## Set problem
Go through the entries and count the lines with the string "this" in them. Give only that number.

## Input records
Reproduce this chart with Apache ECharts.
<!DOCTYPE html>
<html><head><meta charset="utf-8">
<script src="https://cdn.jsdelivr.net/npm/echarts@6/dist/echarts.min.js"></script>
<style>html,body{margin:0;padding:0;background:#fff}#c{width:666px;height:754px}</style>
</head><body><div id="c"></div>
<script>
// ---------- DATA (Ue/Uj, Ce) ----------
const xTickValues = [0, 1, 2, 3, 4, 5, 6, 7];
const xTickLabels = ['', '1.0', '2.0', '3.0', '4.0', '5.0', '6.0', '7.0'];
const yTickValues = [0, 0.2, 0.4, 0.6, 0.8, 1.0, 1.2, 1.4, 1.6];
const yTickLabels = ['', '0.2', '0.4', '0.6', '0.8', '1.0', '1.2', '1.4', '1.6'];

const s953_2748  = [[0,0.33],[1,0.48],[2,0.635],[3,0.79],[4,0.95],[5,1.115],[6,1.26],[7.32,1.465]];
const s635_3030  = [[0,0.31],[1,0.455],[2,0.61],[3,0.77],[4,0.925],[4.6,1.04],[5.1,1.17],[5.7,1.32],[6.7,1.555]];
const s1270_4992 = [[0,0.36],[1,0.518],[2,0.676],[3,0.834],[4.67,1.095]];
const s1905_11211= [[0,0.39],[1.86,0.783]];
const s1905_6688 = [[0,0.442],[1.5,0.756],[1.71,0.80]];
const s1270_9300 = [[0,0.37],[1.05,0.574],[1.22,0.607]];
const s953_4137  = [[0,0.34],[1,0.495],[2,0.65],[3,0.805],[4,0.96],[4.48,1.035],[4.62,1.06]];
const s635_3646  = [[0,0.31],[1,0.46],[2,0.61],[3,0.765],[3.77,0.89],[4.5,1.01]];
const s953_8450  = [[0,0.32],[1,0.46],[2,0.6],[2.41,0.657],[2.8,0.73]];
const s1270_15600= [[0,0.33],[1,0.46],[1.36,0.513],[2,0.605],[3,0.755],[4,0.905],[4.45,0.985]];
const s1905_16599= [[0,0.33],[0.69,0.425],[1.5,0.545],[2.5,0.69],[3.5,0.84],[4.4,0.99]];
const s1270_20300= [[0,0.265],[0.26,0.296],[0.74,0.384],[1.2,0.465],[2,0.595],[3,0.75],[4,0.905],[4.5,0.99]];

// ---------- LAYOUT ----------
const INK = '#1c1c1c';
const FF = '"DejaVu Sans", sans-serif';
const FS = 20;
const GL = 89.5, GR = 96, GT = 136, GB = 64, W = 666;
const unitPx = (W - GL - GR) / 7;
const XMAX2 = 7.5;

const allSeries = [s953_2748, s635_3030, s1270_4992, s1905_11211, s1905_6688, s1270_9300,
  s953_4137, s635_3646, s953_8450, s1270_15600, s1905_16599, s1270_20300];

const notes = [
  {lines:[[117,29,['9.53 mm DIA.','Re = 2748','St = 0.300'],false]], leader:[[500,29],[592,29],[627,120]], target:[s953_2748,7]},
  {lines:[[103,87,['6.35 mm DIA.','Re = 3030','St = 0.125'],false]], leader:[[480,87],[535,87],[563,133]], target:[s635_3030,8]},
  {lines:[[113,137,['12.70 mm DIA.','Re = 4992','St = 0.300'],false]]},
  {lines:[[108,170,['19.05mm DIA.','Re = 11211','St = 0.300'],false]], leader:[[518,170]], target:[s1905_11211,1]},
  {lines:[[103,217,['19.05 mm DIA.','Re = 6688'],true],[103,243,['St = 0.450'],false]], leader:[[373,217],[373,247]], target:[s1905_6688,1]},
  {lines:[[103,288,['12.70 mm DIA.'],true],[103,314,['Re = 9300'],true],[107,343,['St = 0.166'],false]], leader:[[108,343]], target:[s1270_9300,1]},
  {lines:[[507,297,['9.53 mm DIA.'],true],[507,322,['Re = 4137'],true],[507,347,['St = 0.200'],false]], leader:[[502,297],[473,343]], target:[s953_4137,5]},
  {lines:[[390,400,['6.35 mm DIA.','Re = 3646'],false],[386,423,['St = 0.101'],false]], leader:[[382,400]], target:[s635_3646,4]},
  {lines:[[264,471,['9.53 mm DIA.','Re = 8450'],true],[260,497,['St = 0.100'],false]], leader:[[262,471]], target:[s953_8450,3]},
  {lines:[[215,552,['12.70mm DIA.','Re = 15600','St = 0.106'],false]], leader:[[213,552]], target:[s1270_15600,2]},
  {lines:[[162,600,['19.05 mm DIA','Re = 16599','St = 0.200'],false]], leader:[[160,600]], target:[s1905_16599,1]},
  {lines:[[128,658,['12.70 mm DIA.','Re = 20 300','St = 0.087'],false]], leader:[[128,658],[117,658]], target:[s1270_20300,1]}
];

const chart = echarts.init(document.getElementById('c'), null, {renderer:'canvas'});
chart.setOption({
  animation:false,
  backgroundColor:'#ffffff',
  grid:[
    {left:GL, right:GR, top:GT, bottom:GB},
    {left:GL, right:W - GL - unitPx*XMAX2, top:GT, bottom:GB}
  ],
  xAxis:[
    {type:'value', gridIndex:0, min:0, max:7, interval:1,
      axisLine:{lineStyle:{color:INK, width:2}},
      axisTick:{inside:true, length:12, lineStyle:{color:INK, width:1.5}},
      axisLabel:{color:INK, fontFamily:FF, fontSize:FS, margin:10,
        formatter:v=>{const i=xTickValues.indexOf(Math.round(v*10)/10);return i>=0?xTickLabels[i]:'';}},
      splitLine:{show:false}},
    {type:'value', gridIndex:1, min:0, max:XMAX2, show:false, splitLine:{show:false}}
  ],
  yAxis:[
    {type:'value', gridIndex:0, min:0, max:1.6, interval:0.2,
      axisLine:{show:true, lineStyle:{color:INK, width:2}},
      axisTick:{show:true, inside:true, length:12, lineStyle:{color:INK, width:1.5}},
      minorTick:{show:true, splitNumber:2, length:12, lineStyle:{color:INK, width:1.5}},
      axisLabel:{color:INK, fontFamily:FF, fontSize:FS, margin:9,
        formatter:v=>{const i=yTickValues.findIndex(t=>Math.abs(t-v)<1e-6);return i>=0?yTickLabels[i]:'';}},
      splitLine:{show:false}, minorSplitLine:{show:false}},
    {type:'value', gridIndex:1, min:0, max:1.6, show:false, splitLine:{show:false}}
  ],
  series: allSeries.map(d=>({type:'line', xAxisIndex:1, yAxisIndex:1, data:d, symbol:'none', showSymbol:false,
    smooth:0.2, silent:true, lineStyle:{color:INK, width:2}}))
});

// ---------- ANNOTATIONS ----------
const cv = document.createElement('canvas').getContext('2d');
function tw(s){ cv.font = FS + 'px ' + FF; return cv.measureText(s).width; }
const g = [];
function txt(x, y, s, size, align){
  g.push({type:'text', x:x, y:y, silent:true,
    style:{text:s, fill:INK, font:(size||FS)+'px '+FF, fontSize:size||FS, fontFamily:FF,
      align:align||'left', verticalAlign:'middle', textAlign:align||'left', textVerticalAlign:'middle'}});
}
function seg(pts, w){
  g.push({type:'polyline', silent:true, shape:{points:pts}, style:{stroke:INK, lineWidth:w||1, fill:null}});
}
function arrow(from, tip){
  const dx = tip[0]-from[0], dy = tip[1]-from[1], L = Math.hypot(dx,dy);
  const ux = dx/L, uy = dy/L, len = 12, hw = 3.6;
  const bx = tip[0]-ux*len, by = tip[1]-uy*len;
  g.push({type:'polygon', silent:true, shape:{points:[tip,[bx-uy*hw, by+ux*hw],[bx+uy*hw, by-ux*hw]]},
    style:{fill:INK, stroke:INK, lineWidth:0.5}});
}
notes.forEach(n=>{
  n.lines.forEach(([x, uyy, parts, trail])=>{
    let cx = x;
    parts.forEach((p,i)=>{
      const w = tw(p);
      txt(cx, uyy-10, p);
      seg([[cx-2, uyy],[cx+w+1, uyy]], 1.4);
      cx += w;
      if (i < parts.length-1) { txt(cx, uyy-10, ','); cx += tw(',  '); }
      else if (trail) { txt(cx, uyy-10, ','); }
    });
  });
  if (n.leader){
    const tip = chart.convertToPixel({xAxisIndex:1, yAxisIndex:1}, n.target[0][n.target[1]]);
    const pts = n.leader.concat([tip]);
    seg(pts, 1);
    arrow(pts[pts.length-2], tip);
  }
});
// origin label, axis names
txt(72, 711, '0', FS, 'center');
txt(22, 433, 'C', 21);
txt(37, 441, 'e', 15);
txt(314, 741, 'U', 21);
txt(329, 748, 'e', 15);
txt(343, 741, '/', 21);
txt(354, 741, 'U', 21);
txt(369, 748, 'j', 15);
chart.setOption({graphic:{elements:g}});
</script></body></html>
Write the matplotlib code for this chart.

## Exercise output
2